GCD project status?

Thu Sep 19 08:14:45 UTC 2019

tg at gmplib.org (Torbjörn Granlund) writes:

> With some thought, I am sure the table size could come down while the
> accuracy could improve.

I see two ways. Either just do an inversion table, which will cost an
additional multiplication when used. Than one could handle quotients up
to 7 or 8 bits bits with just 256 bytes of table.

Or shift both ni and di, and get quotient with something like

  q = tabp[(ni << NBITS) + di] >> (NBITS - (dcnt - ncnt))

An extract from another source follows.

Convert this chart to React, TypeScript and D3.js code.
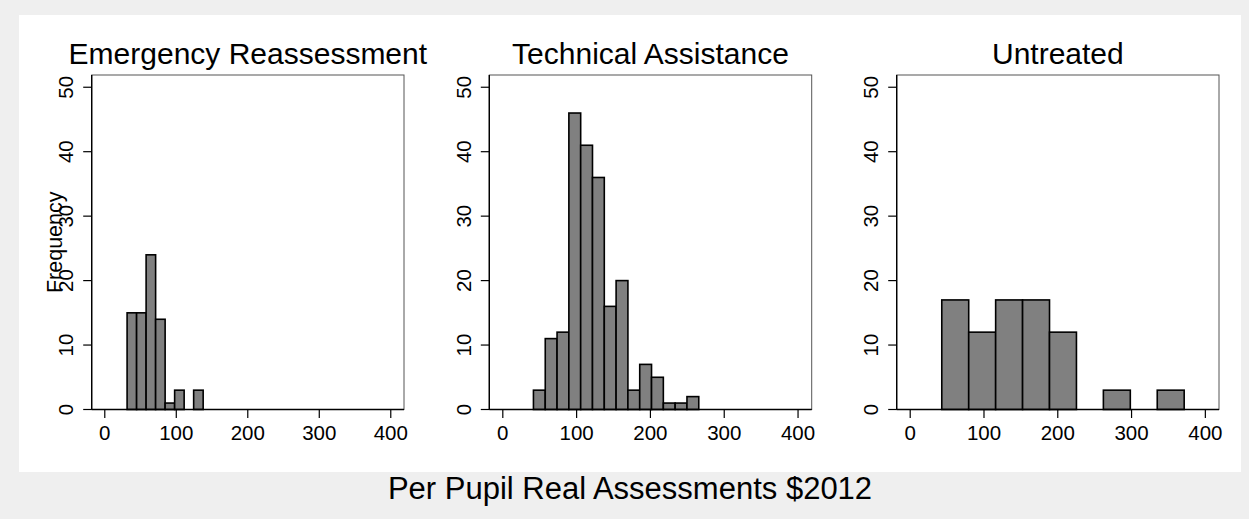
import React from "react";
import * as d3 from "d3";

// ---- data ----
const panelTitles = ["Emergency Reassessment", "Technical Assistance", "Untreated"];

const erEdges = [31.2, 44.5, 57.8, 71.1, 84.4, 97.7, 111.0, 124.3, 137.6];
const erCounts = [15, 15, 24, 14, 1, 3, 0, 3];

const taEdges = [41.5, 57.5, 73.5, 89.5, 105.5, 121.5, 137.5, 153.5, 169.5, 185.5, 201.5, 217.5, 233.5, 249.5, 265.5];
const taCounts = [3, 11, 12, 46, 41, 36, 16, 20, 3, 7, 5, 1, 1, 2];

const utEdges = [42.8, 79.3, 115.8, 152.3, 188.8, 225.3, 261.8, 298.3, 334.8, 371.3];
const utCounts = [17, 12, 17, 17, 12, 0, 3, 0, 3];

const xTicks = [0, 100, 200, 300, 400];
const yTicks = [0, 10, 20, 30, 40, 50];
const xDomain = [-18.3, 418.5];
const yDomain = [0, 51.9];

const yLabel = "Frequency";
const xLabel = "Per Pupil Real Assessments $2012";

// ---- layout ----
const W = 1249;
const H = 519;
const FONT = "'Liberation Sans', Arial, Helvetica, sans-serif";
const plotTop = 75;
const plotBottom = 409.5;
const panelFrames = [
  [91.7, 404],
  [489.3, 811.7],
  [896.7, 1219],
];

const panels = [
  { title: panelTitles[0], edges: erEdges, counts: erCounts },
  { title: panelTitles[1], edges: taEdges, counts: taCounts },
  { title: panelTitles[2], edges: utEdges, counts: utCounts },
];

function Panel({ idx }: { idx: number }) {
  const p = panels[idx];
  const [x0, x1] = panelFrames[idx];
  const x = d3.scaleLinear().domain(xDomain).range([x0, x1]);
  const y = d3.scaleLinear().domain(yDomain).range([plotBottom, plotTop]);
  const bins = p.counts.map((c, i) => ({ a: p.edges[i], b: p.edges[i + 1], c }));
  return (
    <g>
      <rect x={x0} y={plotTop} width={x1 - x0} height={plotBottom - plotTop} fill="#fff" stroke="#555" strokeWidth={1} />
      {bins
        .filter((b) => b.c > 0)
        .map((b, i) => (
          <rect
            key={i}
            x={x(b.a)}
            y={y(b.c)}
            width={x(b.b) - x(b.a)}
            height={y(0) - y(b.c)}
            fill="#808080"
            stroke="#000"
            strokeWidth={1.6}
          />
        ))}
      {/* axis lines */}
      <line x1={x0} x2={x0} y1={plotTop} y2={plotBottom} stroke="#000" strokeWidth={1.4} />
      <line x1={x0} x2={x1} y1={plotBottom} y2={plotBottom} stroke="#000" strokeWidth={1.4} />
      {yTicks.map((t) => (
        <g key={"y" + t}>
          <line x1={x0 - 8.5} x2={x0} y1={y(t)} y2={y(t)} stroke="#000" strokeWidth={1.2} />
          <text
            transform={`translate(${x0 - 18.3},${y(t)}) rotate(-90)`}
            textAnchor="middle"
            fontFamily={FONT}
            fontSize={20.5}
            fill="#000"
          >
            {t}
          </text>
        </g>
      ))}
      {xTicks.map((t) => (
        <g key={"x" + t}>
          <line x1={x(t)} x2={x(t)} y1={plotBottom} y2={plotBottom + 8.5} stroke="#000" strokeWidth={1.2} />
          <text x={x(t)} y={440} textAnchor="middle" fontFamily={FONT} fontSize={20.5} fill="#000">
            {t}
          </text>
        </g>
      ))}
      <text x={(x0 + x1) / 2} y={64} textAnchor="middle" fontFamily={FONT} fontSize={30} fill="#000">
        {p.title}
      </text>
    </g>
  );
}

export default function App() {
  return (
    <svg
      width={W}
      height={H}
      style={{ position: "absolute", left: 0, top: 0, display: "block" }}
    >
      <rect x={0} y={0} width={W} height={H} fill="#efefef" />
      <rect x={19} y={15} width={1222} height={457} fill="#fff" />
      {panels.map((_, i) => (
        <Panel key={i} idx={i} />
      ))}
      <text
        transform={`translate(62,${(plotTop + plotBottom) / 2}) rotate(-90)`}
        textAnchor="middle"
        fontFamily={FONT}
        fontSize={21.5}
        fill="#000"
      >
        {yLabel}
      </text>
      <text x={630} y={499} textAnchor="middle" fontFamily={FONT} fontSize={31} fill="#000">
        {xLabel}
      </text>
    </svg>
  );
}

Then one could handle quotients up to 5 bits with a table of 1024 bytes
(indexing by 5 significant bits of each of n and d, excluding the most
significant one bit).

>       q0 = tabp[(ni << NBITS) + di];
>       r0 = n0 - q0 * d0;
>       mask = -(mp_limb_t) (r0 >= d0);
>       q0 -= mask;
>       r0 -= d0 & mask;

You round tabulated q down, and adjust up. I guess one can save one
cycle if one instead rounds it up and adjusts down,

        q0 = tabp[(ni << NBITS) + di];
        t = q0 * d0;
        r0 = n0 - t;
        mask = -(mp_limb_t) (n0 < t);
        q0 += mask;
        r0 += d0 & mask;

since computation of mask and initial r0 can then run in parallel (or
the same instruction, if the compiler is clever enough to use use carry
out). Or is there a risk for overflow in q0 * d0?

Regards,
/Niels

-- 
Niels Möller. PGP-encrypted email is preferred. Keyid 368C6677.
Internet email is subject to wholesale government surveillance.